Je suis la carmélite errante,
Mes lèvres chantent, accueillantes,
Ma bouche est rouge de baisers
Donnés, reçus du Bien-Aimé.
L’aurore vient à la chapelle
Où je vais, impatiente, telle
La tente ouverte en mes poumons
Où me presse l’Esprit, pardon
Qui souffle sur la terre, langue
Qui croise dans la mer, où tangue,
Frères, le mystique vaisseau
De notre destinée. Assauts
D’amour ! Je demande justice,
Me saisis à mains nues du vice
Et le consume entièrement
Au feu de mon regard ardent.
Je suis en route, traversée
De nuit sur la longue travée
Du sang de notre amour. Je suis
Pour vous servir l’eau et le puits,
Et la poulie qui joue, l’enfance
Retrouvée dans la pure errance
Obéissante, ô tendre paix
Du cœur, Réel révélé vrai.
Cette nuit j’ai fait un rêve splendide, dans lequel je courais autour d’un château et à travers le château, dans un paysage très vert assez semblable aux montagnes d’Écosse. Je courais, je courais aussi adorablement que si j’avais des ailes, et il y avait dans le paysage, ici et là, mes sœurs du Carmel, mais vêtues autrement, et c’est en partie pour elles – pour tout le monde aussi – que je courais.
J’ai ouvert une page où j’ai commencé à mettre un choix de mes photos, à partir du début, c’est-à-dire de quand j’ai eu mon petit appareil photo, en 2008. Un jour j’ai fait faire un livre par Apple pour voir ce que ces images pouvaient donner une fois imprimées, c’est pas mal du tout pour un si modeste appareil. Sur internet cela dépend des ordinateurs, certains comme mon précédent affadissent terriblement les couleurs.
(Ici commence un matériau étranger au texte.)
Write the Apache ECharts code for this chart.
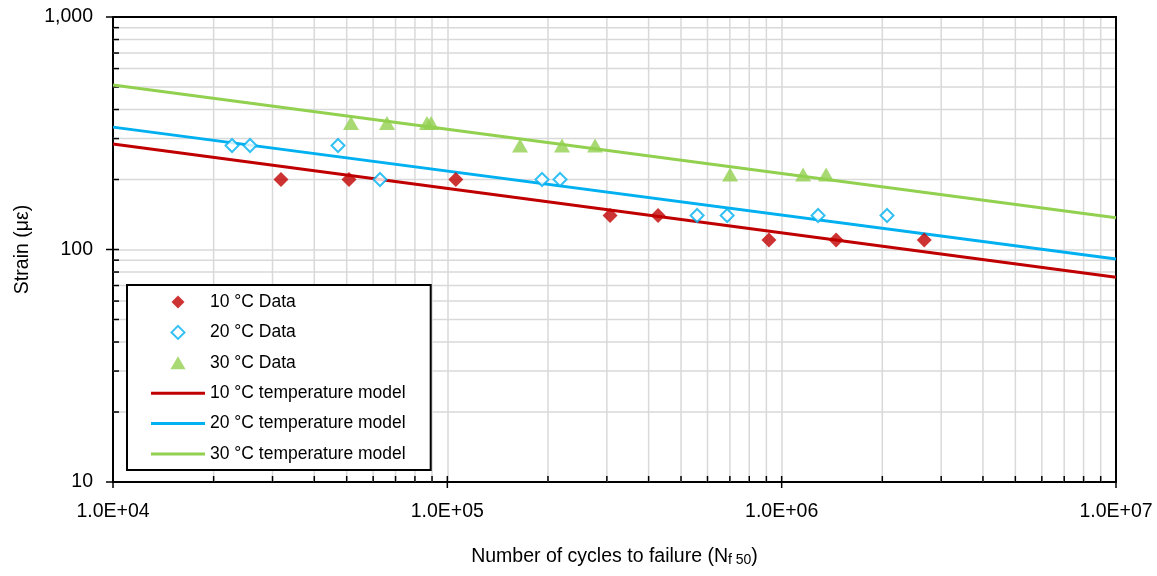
<!DOCTYPE html>
<html>
<head>
<meta charset="utf-8">
<script src="https://cdn.jsdelivr.net/npm/echarts@6/dist/echarts.min.js"></script>
<style>
html,body{margin:0;padding:0;background:#fff;}
#chart{width:1157px;height:576px;}
</style>
</head>
<body>
<div id="chart"></div>
<script>
// ---- data ----
const cycles10 = [31800, 50800, 106000, 306700, 426900, 916000, 1455000, 2670000];
const strain10 = [200, 200, 200, 140, 140, 110, 110, 110];
const cycles20 = [22700, 25700, 47100, 62900, 192000, 217300, 558500, 687000, 1285000, 2066000];
const strain20 = [280, 280, 280, 200, 200, 200, 140, 140, 140, 140];
const cycles30 = [51500, 66000, 86900, 89400, 165000, 220300, 276600, 701000, 1159000, 1358000];
const strain30 = [350, 350, 350, 350, 280, 280, 280, 210, 210, 210];
const modelCycles = [10000, 10000000];
const model10 = [284, 76];
const model20 = [336, 91];
const model30 = [510, 137];
const xDecades = [10000, 100000, 1000000, 10000000];
const yDecades = [10, 100, 1000];
const minorSteps = [2, 3, 4, 5, 6, 7, 8, 9];
const seriesNames = ['10 °C Data', '20 °C Data', '30 °C Data',
  '10 °C temperature model', '20 °C temperature model', '30 °C temperature model'];

const RED = '#C00000', BLUE = '#00B0F0', GREEN = '#92D050';
const FONT = "'Liberation Sans', Arial, sans-serif";

function zip(a, b) { return a.map((v, i) => [v, b[i]]); }

// grid/tick helper items: [x, y, kind]  kind 0=x minor,1=y minor,2=x major,3=y major,4=border
const gridItems = [];
xDecades.slice(0, -1).forEach(d => minorSteps.forEach(m => gridItems.push([d * m, 10, 0])));
yDecades.slice(0, -1).forEach(d => minorSteps.forEach(m => gridItems.push([10000, d * m, 1])));
xDecades.forEach(d => gridItems.push([d, 10, 2]));
yDecades.forEach(d => gridItems.push([10000, d, 3]));
gridItems.push([10000, 10, 4]);

function renderGrid(params, api) {
  const kind = api.value(2);
  const xMin = 10000, xMax = 10000000, yMin = 10, yMax = 1000;
  const grey = { stroke: '#d9d9d9', lineWidth: 1.5 };
  const blk = { stroke: '#000', lineWidth: 1.5 };
  const children = [];
  if (kind === 0) {
    const v = api.value(0);
    const p1 = api.coord([v, yMin]), p2 = api.coord([v, yMax]);
    children.push({ type: 'line', shape: { x1: p1[0], y1: p1[1], x2: p2[0], y2: p2[1] }, style: grey });
    children.push({ type: 'line', shape: { x1: p1[0], y1: p1[1], x2: p1[0], y2: p1[1] - 6 }, style: blk, z2: 10 });
  } else if (kind === 1) {
    const v = api.value(1);
    const p1 = api.coord([xMin, v]), p2 = api.coord([xMax, v]);
    children.push({ type: 'line', shape: { x1: p1[0], y1: p1[1], x2: p2[0], y2: p2[1] }, style: grey });
    children.push({ type: 'line', shape: { x1: p1[0], y1: p1[1], x2: p1[0] + 6, y2: p1[1] }, style: blk, z2: 10 });
  } else if (kind === 2) {
    const p1 = api.coord([api.value(0), yMin]);
    children.push({ type: 'line', shape: { x1: p1[0], y1: p1[1] - 6, x2: p1[0], y2: p1[1] + 6 }, style: blk, z2: 10 });
  } else if (kind === 3) {
    const p1 = api.coord([xMin, api.value(1)]);
    children.push({ type: 'line', shape: { x1: p1[0] - 7, y1: p1[1], x2: p1[0] + 6, y2: p1[1] }, style: blk, z2: 10 });
  } else {
    const a = api.coord([xMin, yMax]), b = api.coord([xMax, yMax]), c = api.coord([xMax, yMin]);
    children.push({ type: 'polyline', shape: { points: [a, b, c] }, style: { stroke: '#000', lineWidth: 2, fill: null }, z2: 10 });
  }
  return { type: 'group', children: children };
}

function fmtExp(v) {
  const e = Math.round(Math.log10(v));
  const m = v / Math.pow(10, e);
  const es = (e < 0 ? '-' : '+') + String(Math.abs(e)).padStart(2, '0');
  return m.toFixed(1) + 'E' + es;
}

const chart = echarts.init(document.getElementById('chart'), null, { renderer: 'canvas' });
chart.setOption({
  animation: false,
  backgroundColor: '#fff',
  textStyle: { fontFamily: FONT },
  grid: { left: 113, top: 17, right: 41, bottom: 94, show: false },
  xAxis: {
    type: 'log', logBase: 10, min: 10000, max: 10000000,
    axisLine: { show: true, lineStyle: { color: '#000', width: 2 } },
    axisTick: { show: false },
    splitLine: { show: true, showMinLine: false, showMaxLine: false, lineStyle: { color: '#d9d9d9', width: 1.5 } },
    axisLabel: { fontSize: 19.5, color: '#000', fontFamily: FONT, margin: 20, formatter: fmtExp },
    name: '{a|Number of cycles to failure (N}{s|f 50}{a|)}',
    nameLocation: 'middle', nameGap: 65,
    nameTextStyle: {
      rich: {
        a: { fontSize: 19.5, fontFamily: FONT, color: '#000', lineHeight: 20, verticalAlign: 'top' },
        s: { fontSize: 14, fontFamily: FONT, color: '#000', lineHeight: 14, verticalAlign: 'bottom', padding: [10, 0, 0, 0] }
      }
    }
  },
  yAxis: {
    type: 'log', logBase: 10, min: 10, max: 1000,
    axisLine: { show: true, lineStyle: { color: '#000', width: 2 } },
    axisTick: { show: false },
    splitLine: { show: true, showMinLine: false, showMaxLine: false, lineStyle: { color: '#d9d9d9', width: 1.5 } },
    axisLabel: { fontSize: 19.5, color: '#000', fontFamily: FONT, margin: 20,
      formatter: v => Math.round(v).toLocaleString('en-US') },
    name: 'Strain (με)', nameLocation: 'middle', nameGap: 80,
    nameTextStyle: { fontSize: 19.5, color: '#000', fontFamily: FONT }
  },
  legend: {
    data: [
      { name: seriesNames[0], icon: 'path://M0,-6L6,0L0,6L-6,0Z', itemStyle: { color: RED, borderWidth: 0 } },
      { name: seriesNames[1], icon: 'path://M0,-6L6,0L0,6L-6,0Z', itemStyle: { color: '#fff', borderColor: BLUE, borderWidth: 2 } },
      { name: seriesNames[2], icon: 'path://M0,-6L7,6L-7,6Z', itemStyle: { color: GREEN, borderWidth: 0 } },
      { name: seriesNames[3], icon: 'path://M0,0H54V3H0Z', itemStyle: { color: RED, borderWidth: 0 } },
      { name: seriesNames[4], icon: 'path://M0,0H54V3H0Z', itemStyle: { color: BLUE, borderWidth: 0 } },
      { name: seriesNames[5], icon: 'path://M0,0H54V3H0Z', itemStyle: { color: GREEN, borderWidth: 0 } }
    ],
    symbolKeepAspect: true,
    orient: 'vertical', left: 127, top: 285,
    backgroundColor: '#fff', borderColor: '#000', borderWidth: 2,
    padding: [7, 25, 6, 24],
    itemWidth: 54, itemHeight: 13, itemGap: 10.4,
    textStyle: { fontSize: 17.5, color: '#000', fontFamily: FONT, lineHeight: 20 }
  },
  series: [
    { type: 'custom', name: 'gridhelper', coordinateSystem: 'cartesian2d', renderItem: renderGrid,
      data: gridItems, silent: true, z: 1, clip: false, encode: { x: 0, y: 1 } },
    { type: 'line', name: seriesNames[3], data: zip(modelCycles, model10), symbol: 'none',
      lineStyle: { color: RED, width: 3 }, itemStyle: { color: RED }, z: 3 },
    { type: 'line', name: seriesNames[4], data: zip(modelCycles, model20), symbol: 'none',
      lineStyle: { color: BLUE, width: 3 }, itemStyle: { color: BLUE }, z: 3 },
    { type: 'line', name: seriesNames[5], data: zip(modelCycles, model30), symbol: 'none',
      lineStyle: { color: GREEN, width: 3 }, itemStyle: { color: GREEN }, z: 3 },
    { type: 'scatter', name: seriesNames[0], data: zip(cycles10, strain10), symbol: 'diamond', symbolSize: 15,
      itemStyle: { color: RED }, z: 5 },
    { type: 'scatter', name: seriesNames[1], data: zip(cycles20, strain20), symbol: 'diamond', symbolSize: 13,
      itemStyle: { color: '#fff', borderColor: BLUE, borderWidth: 2 }, z: 5 },
    { type: 'scatter', name: seriesNames[2], data: zip(cycles30, strain30), symbol: 'triangle', symbolSize: [16, 14],
      itemStyle: { color: GREEN }, z: 5 }
  ]
});
</script>
</body>
</html>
J’ai plusieurs idées pour ma prochaine peinture, je crois que j’ai choisi. En fait c’est comme dans l’écriture, il suffit de s’y mettre pour que « cela » fasse son propre chemin, que « cela » aille où « cela » veut aller, vers le prévu et l’imprévu. Parfois presque d’un coup, d’autres fois à condition d’avoir la patience de poursuivre malgré tous les obstacles qui se présentent et les moments où tout semble avoir dérivé dans une impasse. Je suis un bateau ivre qui navigue à merveille sur les chemins de l’unique vie, sans jamais perdre de vue l’étoile.